* _Set problem_
Write out the data below exactly as given, without any of its pictures.

## Begin

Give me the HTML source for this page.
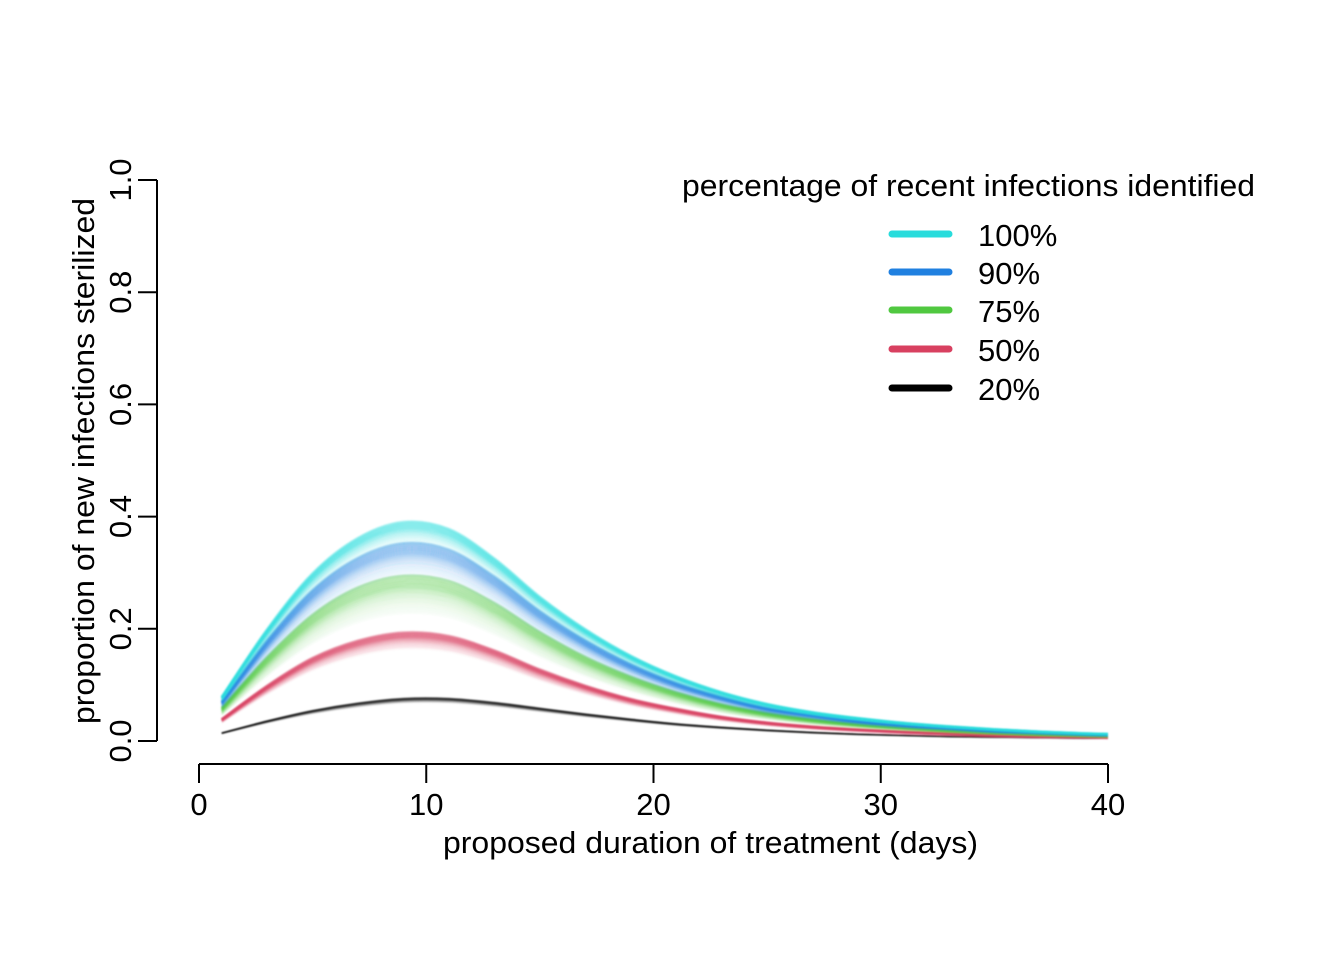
<!DOCTYPE html>
<html><head><meta charset="utf-8"><style>
html,body{margin:0;padding:0;background:#fff;}
svg text{font-family:"Liberation Sans",Arial,sans-serif;fill:#000;}
</style></head><body>
<svg id="chart" width="1344" height="960" viewBox="0 0 1344 960" xmlns="http://www.w3.org/2000/svg">
<defs><filter id="soft" x="-5%" y="-20%" width="110%" height="140%"><feGaussianBlur stdDeviation="0.8"/></filter></defs>
<g id="axes"></g>
<g id="series" filter="url(#soft)"></g>
<g id="legend"></g>
</svg>
<script>
const days = [1,3,5,7,9,11,13,15,17,19,21,23,25,27,29,31,33,35,37,39,40];
const s100 = [.075,.19,.285,.345,.372,.36,.31,.245,.19,.145,.11,.083,.063,.049,.039,.031,.025,.020,.016,.013,.012];
const s90  = [.068,.173,.259,.314,.339,.328,.282,.223,.173,.132,.100,.076,.057,.045,.035,.028,.023,.018,.015,.012,.011];
const s75  = [.058,.146,.219,.266,.286,.277,.239,.189,.146,.112,.085,.064,.049,.038,.030,.024,.019,.015,.012,.010,.009];
const s50  = [.038,.096,.144,.174,.188,.182,.157,.124,.096,.073,.056,.042,.032,.025,.020,.016,.013,.010,.008,.007,.006];
const s20  = [.014,.035,.053,.066,.074,.074,.067,.057,.047,.038,.030,.024,.019,.015,.012,.010,.008,.007,.006,.005,.005];
const seriesNames = ["100%","90%","75%","50%","20%"];
const seriesColors = ["#28DCDC","#2080E0","#50C840","#D84060","#000000"];
const xTicks = [0,10,20,30,40];
const yTicks = ["0.0","0.2","0.4","0.6","0.8","1.0"];

const NS="http://www.w3.org/2000/svg";
const X = d => 199 + d*(1108-199)/40;
const Y = v => 741 - v*561;
function mk(tag, attrs, parent){const e=document.createElementNS(NS,tag);for(const k in attrs)e.setAttribute(k,attrs[k]);parent.appendChild(e);return e;}
const FS=31;
const axes=document.getElementById('axes');
let yl=mk('line',{x1:157,x2:157,y1:Y(0),y2:Y(1),stroke:'#000','stroke-width':2},axes);


yTicks.forEach(t=>{
  const v=parseFloat(t);
  const l=mk('line',{x1:138,x2:157,y1:Y(v),y2:Y(v),stroke:'#000','stroke-width':2},axes);
  
  
  const tx=mk('text',{x:0,y:0,'font-size':FS,'text-anchor':'middle',transform:`translate(131,${Y(v)}) rotate(-90)`},axes);
  tx.textContent=t;
  
  
});
let xl=mk('line',{x1:X(0),x2:X(40),y1:764,y2:764,stroke:'#000','stroke-width':2},axes);


xTicks.forEach(t=>{
  const l=mk('line',{x1:X(t),x2:X(t),y1:764,y2:783,stroke:'#000','stroke-width':2},axes);
  
  
  const tx=mk('text',{x:X(t),y:815,'font-size':FS,'text-anchor':'middle'},axes);
  tx.textContent=t;
  
  
});
let xt=mk('text',{x:443,y:853,'font-size':FS,textLength:535,lengthAdjust:'spacingAndGlyphs'},axes);
xt.textContent='proposed duration of treatment (days)';


let yt=mk('text',{x:0,y:0,'font-size':FS,textLength:526,lengthAdjust:'spacingAndGlyphs',transform:'translate(94,724) rotate(-90)'},axes);
yt.textContent='proportion of new infections sterilized';



function pathFor(vals,scale){
  const p=days.map((d,i)=>[X(d),Y(vals[i]*scale)]);
  let s=`M${p[0][0]},${p[0][1]}`;
  for(let i=0;i<p.length-1;i++){
    const p0=p[Math.max(0,i-1)],p1=p[i],p2=p[i+1],p3=p[Math.min(p.length-1,i+2)];
    const c1=[p1[0]+(p2[0]-p0[0])/6,p1[1]+(p2[1]-p0[1])/6];
    const c2=[p2[0]-(p3[0]-p1[0])/6,p2[1]-(p3[1]-p1[1])/6];
    s+=` C${c1[0]},${c1[1]} ${c2[0]},${c2[1]} ${p2[0]},${p2[1]}`;
  }
  return s;
}
const sg=document.getElementById('series');
const allSeries=[s100,s90,s75,s50,s20];
const up=[0.05,0.04,0.03,0.03,0.03];
const down=[0.06,0.13,0.2,0.12,0.08];
[4,3,2,1,0].forEach(i=>{
  const g=mk('g',{},sg);
  
  
  const N=16;
  for(let k=0;k<=N;k++){
    const f=k/N;
    const sc=1+up[i]-(up[i]+down[i])*f;
    const op=(i==4?0.35:0.38)*(f<0.3?1:Math.pow(0.82,(f-0.3)*N));
    const pth=mk('path',{d:pathFor(allSeries[i],sc),fill:'none',stroke:seriesColors[i],'stroke-width':i==4?1.3:2.5,'stroke-opacity':op},g);
    
    
  }
});

const lg=document.getElementById('legend');
let lt=mk('text',{x:682,y:196,'font-size':FS,textLength:573,lengthAdjust:'spacingAndGlyphs'},lg);
lt.textContent='percentage of recent infections identified';


const ly=[234,272,310,349,388];
seriesNames.forEach((n,i)=>{
  const l=mk('line',{x1:892,x2:949,y1:ly[i],y2:ly[i],stroke:seriesColors[i],'stroke-width':7,'stroke-linecap':'round'},lg);
  
  
  const t=mk('text',{x:978,y:ly[i]+12,'font-size':FS},lg);
  t.textContent=n;
  
  
});
</script>
</body></html>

## End

* _Reply to the exercise_
Give me the HTML source for this page.
<!DOCTYPE html>
<html><head><meta charset="utf-8"><style>
html,body{margin:0;padding:0;background:#fff;}
svg text{font-family:"Liberation Sans",Arial,sans-serif;fill:#000;}
</style></head><body>
<svg id="chart" width="1344" height="960" viewBox="0 0 1344 960" xmlns="http://www.w3.org/2000/svg">
<defs><filter id="soft" x="-5%" y="-20%" width="110%" height="140%"><feGaussianBlur stdDeviation="0.8"/></filter></defs>
<g id="axes"></g>
<g id="series" filter="url(#soft)"></g>
<g id="legend"></g>
</svg>
<script>
const days = [1,3,5,7,9,11,13,15,17,19,21,23,25,27,29,31,33,35,37,39,40];
const s100 = [.075,.19,.285,.345,.372,.36,.31,.245,.19,.145,.11,.083,.063,.049,.039,.031,.025,.020,.016,.013,.012];
const s90  = [.068,.173,.259,.314,.339,.328,.282,.223,.173,.132,.100,.076,.057,.045,.035,.028,.023,.018,.015,.012,.011];
const s75  = [.058,.146,.219,.266,.286,.277,.239,.189,.146,.112,.085,.064,.049,.038,.030,.024,.019,.015,.012,.010,.009];
const s50  = [.038,.096,.144,.174,.188,.182,.157,.124,.096,.073,.056,.042,.032,.025,.020,.016,.013,.010,.008,.007,.006];
const s20  = [.014,.035,.053,.066,.074,.074,.067,.057,.047,.038,.030,.024,.019,.015,.012,.010,.008,.007,.006,.005,.005];
const seriesNames = ["100%","90%","75%","50%","20%"];
const seriesColors = ["#28DCDC","#2080E0","#50C840","#D84060","#000000"];
const xTicks = [0,10,20,30,40];
const yTicks = ["0.0","0.2","0.4","0.6","0.8","1.0"];

const NS="http://www.w3.org/2000/svg";
const X = d => 199 + d*(1108-199)/40;
const Y = v => 741 - v*561;
function mk(tag, attrs, parent){const e=document.createElementNS(NS,tag);for(const k in attrs)e.setAttribute(k,attrs[k]);parent.appendChild(e);return e;}
const FS=31;
const axes=document.getElementById('axes');
let yl=mk('line',{x1:157,x2:157,y1:Y(0),y2:Y(1),stroke:'#000','stroke-width':2},axes);


yTicks.forEach(t=>{
  const v=parseFloat(t);
  const l=mk('line',{x1:138,x2:157,y1:Y(v),y2:Y(v),stroke:'#000','stroke-width':2},axes);
  
  
  const tx=mk('text',{x:0,y:0,'font-size':FS,'text-anchor':'middle',transform:`translate(131,${Y(v)}) rotate(-90)`},axes);
  tx.textContent=t;
  
  
});
let xl=mk('line',{x1:X(0),x2:X(40),y1:764,y2:764,stroke:'#000','stroke-width':2},axes);


xTicks.forEach(t=>{
  const l=mk('line',{x1:X(t),x2:X(t),y1:764,y2:783,stroke:'#000','stroke-width':2},axes);
  
  
  const tx=mk('text',{x:X(t),y:815,'font-size':FS,'text-anchor':'middle'},axes);
  tx.textContent=t;
  
  
});
let xt=mk('text',{x:443,y:853,'font-size':FS,textLength:535,lengthAdjust:'spacingAndGlyphs'},axes);
xt.textContent='proposed duration of treatment (days)';


let yt=mk('text',{x:0,y:0,'font-size':FS,textLength:526,lengthAdjust:'spacingAndGlyphs',transform:'translate(94,724) rotate(-90)'},axes);
yt.textContent='proportion of new infections sterilized';



function pathFor(vals,scale){
  const p=days.map((d,i)=>[X(d),Y(vals[i]*scale)]);
  let s=`M${p[0][0]},${p[0][1]}`;
  for(let i=0;i<p.length-1;i++){
    const p0=p[Math.max(0,i-1)],p1=p[i],p2=p[i+1],p3=p[Math.min(p.length-1,i+2)];
    const c1=[p1[0]+(p2[0]-p0[0])/6,p1[1]+(p2[1]-p0[1])/6];
    const c2=[p2[0]-(p3[0]-p1[0])/6,p2[1]-(p3[1]-p1[1])/6];
    s+=` C${c1[0]},${c1[1]} ${c2[0]},${c2[1]} ${p2[0]},${p2[1]}`;
  }
  return s;
}
const sg=document.getElementById('series');
const allSeries=[s100,s90,s75,s50,s20];
const up=[0.05,0.04,0.03,0.03,0.03];
const down=[0.06,0.13,0.2,0.12,0.08];
[4,3,2,1,0].forEach(i=>{
  const g=mk('g',{},sg);
  
  
  const N=16;
  for(let k=0;k<=N;k++){
    const f=k/N;
    const sc=1+up[i]-(up[i]+down[i])*f;
    const op=(i==4?0.35:0.38)*(f<0.3?1:Math.pow(0.82,(f-0.3)*N));
    const pth=mk('path',{d:pathFor(allSeries[i],sc),fill:'none',stroke:seriesColors[i],'stroke-width':i==4?1.3:2.5,'stroke-opacity':op},g);
    
    
  }
});

const lg=document.getElementById('legend');
let lt=mk('text',{x:682,y:196,'font-size':FS,textLength:573,lengthAdjust:'spacingAndGlyphs'},lg);
lt.textContent='percentage of recent infections identified';


const ly=[234,272,310,349,388];
seriesNames.forEach((n,i)=>{
  const l=mk('line',{x1:892,x2:949,y1:ly[i],y2:ly[i],stroke:seriesColors[i],'stroke-width':7,'stroke-linecap':'round'},lg);
  
  
  const t=mk('text',{x:978,y:ly[i]+12,'font-size':FS},lg);
  t.textContent=n;
  
  
});
</script>
</body></html>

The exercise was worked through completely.